President Donald Trump’s initial resistance to signing a sweeping aid package that includes $900 billion in coronavirus relief roiled Georgia’s runoffs for control of the U.S. Senate, with Democrats Jon Ossoff and Raphael Warnock demanding that the Republican sign the measure immediately while their opponents largely skirted mention of the catch-all measure.
Trump signed the mammoth $2.3 trillion spending bill late Sunday as millions of Americans lost their unemployment insurance coverage, a federal government shutdown loomed, and fellow Republicans blindsided by his objection to the measure urged him to set aside his grievances and approve it.
Those Republican critics did not include U.S. Sens. Kelly Loeffler and David Perdue, who were stuck in a vexing position nine days before the Jan. 5 runoffs as Trump waffled over whether to sign the bill. Late Sunday, the two released a statement promising to continue to “fight alongside the president in his relentless pursuit to keep America great.”
“Make no mistake: a great deal of work remains,” the two said in the joint statement. “The coronavirus pandemic grinded to a halt the greatest economic turnaround in American history, and Democrats are hellbent on a socialist agenda that prioritizes wasteful, irresponsible spending over the wellbeing of the American people.”
Trump’s previous demands that lawmakers cut unspecified “pork” and raise the bill’s $600 direct stimulus checks to $2,000 put them in a complicated spot, and it’s not immediately clear if he’ll continue to push for more robust coronavirus relief.

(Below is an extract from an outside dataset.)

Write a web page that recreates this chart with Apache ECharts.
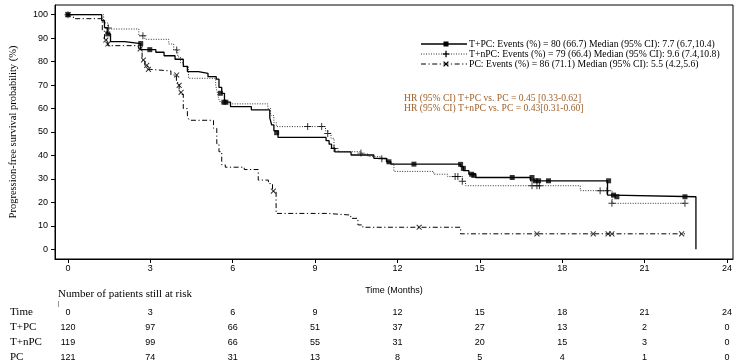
<!DOCTYPE html>
<html><head><meta charset="utf-8">
<script src="https://cdn.jsdelivr.net/npm/echarts@6/dist/echarts.min.js"></script>
<style>html,body{margin:0;padding:0;background:#fff}#c{width:740px;height:362px}</style>
</head><body><div id="c"></div>
<script>
// ---- Kaplan-Meier step data (time in months, survival %) ----
const tpcT = [0, 1.23, 1.33, 1.43, 1.55, 2.07, 2.65, 3.2, 3.5, 3.9, 4.2, 4.35, 4.75, 5.1, 5.4, 5.5, 5.6, 5.7, 5.92, 6.68, 7.35, 7.42, 7.5, 7.65, 9.4, 9.51, 9.6, 9.72, 10.31, 11.14, 11.6, 11.76, 14.3, 14.4, 14.6, 14.85, 16.85, 19.65, 19.85, 22.87];
const tpcS = [100, 97.5, 94.5, 91.8, 88.5, 87.7, 85.1, 84, 82.5, 81, 78, 75.7, 75, 73.6, 72.5, 69, 66.5, 62.7, 60.8, 59.4, 56, 53, 50.5, 47.7, 46.3, 44.8, 43, 41.5, 40.2, 38.8, 37.3, 36.3, 35.2, 33.5, 32, 30.6, 29.2, 23.1, 22.4, 0];
const tnpcT = [0, 1.3, 1.45, 2.58, 2.8, 3.67, 3.85, 4.0, 4.1, 4.21, 4.39, 5.38, 5.45, 5.52, 5.6, 7.28, 7.38, 7.5, 7.59, 9.38, 9.47, 9.58, 9.69, 9.84, 10.67, 10.93, 11.4, 11.65, 11.87, 13.32, 13.83, 14.37, 14.48, 18.66, 19.82, 22.47];
const tnpcS = [100, 96.5, 93.9, 91, 89.5, 87.5, 85, 82, 79.5, 77.8, 72.9, 70, 66, 63, 62, 60, 57, 54, 52.3, 50.5, 49.4, 47.3, 43, 41.6, 40.6, 39.5, 38.5, 36.6, 33.2, 32, 31, 29, 27.1, 25, 19.6, 19.6];
const pcT = [0, 0.2, 1.25, 1.33, 1.45, 2.58, 2.7, 2.8, 2.9, 3.0, 3.75, 3.95, 4.05, 4.12, 4.2, 4.35, 4.42, 5.3, 5.42, 5.5, 5.6, 5.73, 6.42, 6.93, 7.3, 7.45, 7.58, 9.44, 10.3, 10.56, 10.74, 14.3, 22.47];
const pcS = [100, 98.3, 93, 89.2, 86.8, 85.4, 80.7, 78.4, 76.7, 76.0, 74.3, 71, 68, 66, 60, 56.5, 55, 51.6, 45, 41.6, 36, 35, 34, 29.5, 28, 24.8, 15.3, 14.6, 13.2, 10.4, 9.4, 6.6, 6.6];

// ---- censor marks ----
const tpcCensT = [0, 1.45, 2.65, 2.98, 5.55, 5.68, 5.75, 7.6, 11.69, 12.6, 14.3, 14.4, 14.7, 14.78, 16.18, 16.9, 17.02, 17.14, 17.5, 19.69, 19.87, 19.99, 22.47];
const tpcCensS = [100, 91.8, 87.7, 85.1, 66.5, 62.7, 62.7, 49.7, 37.3, 36.3, 36.2, 34.5, 32, 31.5, 30.6, 30.6, 29.2, 29.2, 29.2, 29.2, 23.1, 22.4, 22.4];
const tnpcCensT = [0, 1.47, 2.73, 3.96, 8.73, 9.24, 9.46, 9.69, 10.67, 11.43, 14.1, 14.2, 14.36, 16.9, 17.08, 17.17, 19.38, 19.63, 19.81, 22.47];
const tnpcCensS = [100, 94.3, 91, 85, 52.3, 52.3, 49.4, 43, 41, 38.6, 31, 31, 29, 27.1, 27.1, 27.1, 25, 25, 19.6, 19.6];
const pcCensT = [0, 1.38, 1.45, 2.63, 2.75, 2.87, 2.93, 3.96, 4.05, 4.12, 7.48, 12.79, 17.08, 19.13, 19.67, 19.81, 22.35];
const pcCensS = [100, 89.2, 87.5, 85.4, 80.7, 78.4, 76.7, 74.3, 69.9, 66.9, 24.8, 9.4, 6.6, 6.6, 6.6, 6.6, 6.6];

// ---- ticks, legend, table ----
const xTicks = [0, 3, 6, 9, 12, 15, 18, 21, 24];
const yTicks = [0, 10, 20, 30, 40, 50, 60, 70, 80, 90, 100];
const seriesNames = ['T+PC', 'T+nPC', 'PC'];
const legendTexts = [
  'T+PC: Events (%) = 80 (66.7) Median (95% CI): 7.7 (6.7,10.4)',
  'T+nPC: Events (%) = 79 (66.4) Median (95% CI): 9.6 (7.4,10.8)',
  'PC: Events (%) = 86 (71.1) Median (95% CI): 5.5 (4.2,5.6)'
];
const hrTexts = [
  'HR (95% CI) T+PC vs. PC = 0.45 [0.33-0.62]',
  'HR (95% CI) T+nPC vs. PC = 0.43[0.31-0.60]'
];
const riskTitle = 'Number of patients still at risk';
const riskTimes = [0, 3, 6, 9, 12, 15, 18, 21, 24];
const riskTPC = [120, 97, 66, 51, 37, 27, 13, 2, 0];
const riskTnPC = [119, 99, 66, 55, 31, 20, 15, 3, 0];
const riskPC = [121, 74, 31, 13, 8, 5, 4, 1, 0];

const pts = (t, s) => t.map((v, i) => [v, s[i]]);
const plusPath = 'path://M4.3,0h1.4v4.3h4.3v1.4h-4.3v4.3h-1.4v-4.3h-4.3v-1.4h4.3z';
const SERIF = 'Liberation Serif';
const SANS = 'Liberation Sans';

const chart = echarts.init(document.getElementById('c'), null, {renderer: 'canvas'});
chart.setOption({
  animation: false,
  backgroundColor: '#fff',
  grid: {left: 53, right: 7, top: 5, bottom: 103, show: true, borderColor: '#000', borderWidth: 1, backgroundColor: 'transparent'},
  xAxis: {
    type: 'value', min: -0.472, max: 24.22,
    name: 'Time (Months)', nameLocation: 'middle', nameGap: 27,
    nameTextStyle: {fontFamily: SANS, fontSize: 9, color: '#000'},
    axisLine: {show: true, onZero: false, lineStyle: {color: '#000', width: 1}},
    axisTick: {show: true, length: 4, customValues: xTicks, lineStyle: {color: '#000'}},
    axisLabel: {customValues: xTicks, margin: 5, fontFamily: SANS, fontSize: 9, color: '#000'},
    splitLine: {show: false}
  },
  yAxis: {
    type: 'value', min: -4.13, max: 104.13,
    name: 'Progression-free survival probability (%)', nameLocation: 'middle', nameGap: 36,
    nameTextStyle: {fontFamily: SERIF, fontSize: 10.5, color: '#000'},
    axisLine: {show: true, onZero: false, lineStyle: {color: '#000', width: 1}},
    axisTick: {show: true, length: 4, customValues: yTicks, lineStyle: {color: '#000'}},
    axisLabel: {customValues: yTicks, margin: 7, fontFamily: SANS, fontSize: 9, color: '#000'},
    splitLine: {show: false}
  },
  series: [
    {type: 'line', name: seriesNames[0], data: pts(tpcT, tpcS), step: 'end', symbol: 'none', lineStyle: {color: '#000', width: 1.3}, z: 4},
    {type: 'line', name: seriesNames[1], data: pts(tnpcT, tnpcS), step: 'end', symbol: 'none', lineStyle: {color: '#333', width: 1, type: [1, 1.5]}, z: 3},
    {type: 'line', name: seriesNames[2], data: pts(pcT, pcS), step: 'end', symbol: 'none', lineStyle: {color: '#000', width: 1, type: [5, 2.5, 1.2, 2.5]}, z: 3},
    {type: 'scatter', data: pts(tpcCensT, tpcCensS), symbol: 'rect', symbolSize: 5, itemStyle: {color: '#000'}, z: 5},
    {type: 'scatter', data: pts(tnpcCensT, tnpcCensS), symbol: plusPath, symbolSize: 7, itemStyle: {color: '#000'}, z: 5},
    {type: 'scatter', data: pts(pcCensT, pcCensS), symbol: plusPath, symbolRotate: 45, symbolSize: 7, itemStyle: {color: '#000'}, z: 5}
  ]
});

// ---- graphic overlay: legend, HR text, risk table ----
const g = [];
const legRows = [44, 54, 64];
const legDash = [null, [1, 1.5], [5, 2.5, 1.2, 2.5]];
legRows.forEach((y, i) => {
  g.push({type: 'line', shape: {x1: 421, y1: y, x2: 467, y2: y}, style: {stroke: i === 1 ? '#333' : '#000', lineWidth: i === 0 ? 1.3 : 1, lineDash: legDash[i]}});
  if (i === 0) g.push({type: 'rect', shape: {x: 443.5, y: y - 2.5, width: 5, height: 5}, style: {fill: '#000'}});
  else {
    const r = 3.2;
    const rot = i === 2;
    g.push({type: 'line', shape: rot ? {x1: 446 - r * 0.75, y1: y - r * 0.75, x2: 446 + r * 0.75, y2: y + r * 0.75} : {x1: 446 - r, y1: y, x2: 446 + r, y2: y}, style: {stroke: '#000', lineWidth: 1.3}});
    g.push({type: 'line', shape: rot ? {x1: 446 - r * 0.75, y1: y + r * 0.75, x2: 446 + r * 0.75, y2: y - r * 0.75} : {x1: 446, y1: y - r, x2: 446, y2: y + r}, style: {stroke: '#000', lineWidth: 1.3}});
  }
  g.push({type: 'text', x: 469, y: y, style: {text: legendTexts[i], fontFamily: SERIF, fontSize: 9.7, fill: '#000', verticalAlign: 'middle', align: 'left'}});
});
hrTexts.forEach((t, i) => {
  g.push({type: 'text', x: 404, y: 98 + i * 10.5, style: {text: t, fontFamily: SERIF, fontSize: 9.6, fill: '#a0612a', verticalAlign: 'middle', align: 'left'}});
});
g.push({type: 'text', x: 58, y: 294, style: {text: riskTitle, fontFamily: SERIF, fontSize: 11, fill: '#000', verticalAlign: 'middle', align: 'left'}});
g.push({type: 'line', shape: {x1: 58.5, y1: 301, x2: 58.5, y2: 307}, style: {stroke: '#999', lineWidth: 1}});
const rowLabels = ['Time', 'T+PC', 'T+nPC', 'PC'];
const rowVals = [riskTimes, riskTPC, riskTnPC, riskPC];
const rowY = [312, 327, 342, 357];
rowLabels.forEach((lab, r) => {
  g.push({type: 'text', x: 10, y: rowY[r], style: {text: lab, fontFamily: SERIF, fontSize: 11, fill: '#000', verticalAlign: 'middle', align: 'left'}});
  rowVals[r].forEach((v, k) => {
    const px = chart.convertToPixel({gridIndex: 0}, [riskTimes[k], 0])[0];
    g.push({type: 'text', x: px, y: rowY[r] + 1, style: {text: String(v), fontFamily: SANS, fontSize: 9, fill: '#000', verticalAlign: 'middle', align: 'center'}});
  });
});
chart.setOption({graphic: g});
</script>
</body></html>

On the one hand, the two incumbents each voted for the spending package that Trump called a “disgrace” and touted its benefits on the campaign trail. On the other, they believe they can’t afford to ostracize Trump or his supporters ahead of a high-stakes runoff that party leaders say might as well be a coin flip.
At a Saturday event in Milton, Loeffler steered clear of mentioning the fight over the stimulus plan, instead repeating her campaign mantra that she and Perdue are the “firewall to stopping socialism.” Earlier in the week, Loeffler told The Atlanta Journal-Constitution that she would support increasing stimulus checks “if it repurposes wasteful spending.”
Perdue didn’t take any public stance on Trump’s veto threat, though the first-term senator aired an ad last week extolling the virtues of the $600 direct payment checks included in the measure. Ossoff, his opponent, urged TV stations to pull down the 30-second spot, which he said takes “an unwarranted victory lap on COVID-19 relief that does not exist.”
After Trump signed the measure, Perdue aide Austin Copeland tweeted: “The ad stayed up. The ad is staying up. And help is on the way for Georgians. Ossoff campaign miscalculated - big time. Embarrassing.”
At separate campaign rallies on Sunday, both Ossoff and Warnock seized on the GOP waffling over the bill. Ossoff said the Republican senators have “no concept of how badly people are hurting.”
Credit: Steve Schaefer
Credit: Steve Schaefer
“Here’s how to solve this problem: President Trump needs to sign the bill immediately,” said Ossoff at a volunteer event in the heart of Atlanta’s funky Little Five Points neighborhood. “And then within 48 hours, the House and the Senate should pass the additional stimulus to add to the bill so that Americans get $2,000 per person.”
Though the legislation was negotiated with Treasury Secretary Steven Mnuchin, Trump leveled a series of complaints about the compromise: that direct stimulus checks weren’t generous enough, that there is too much unspecified wasteful spending, and that it includes excessive foreign aid, though the amount tracks closely with his administration’s budget requests.
The president’s resistance meant funding for vaccines, testing and safety net programs were in jeopardy. Had he refused to sign the measure, a government shutdown would also occur at midnight Monday, meaning thousands of federal employees would no longer get paid and many agencies would close down.
The fate of the relief package and the gridlock in Washington was a focus of Warnock’s speech Sunday at a drive-in rally at Impact Church in East Point. As cars honked in applause, Warnock urged Georgians not to forget the more than 300,000 American lives lost to the coronavirus pandemic when they cast their votes in the runoffs.
“After witnessing the devastating loss of lives and livelihoods and still witnessing the kind of dysfunction in our government — unable to move even now — to say that elections have consequences feels like a gross understatement,” he said. “Elections are a matter of life and death.”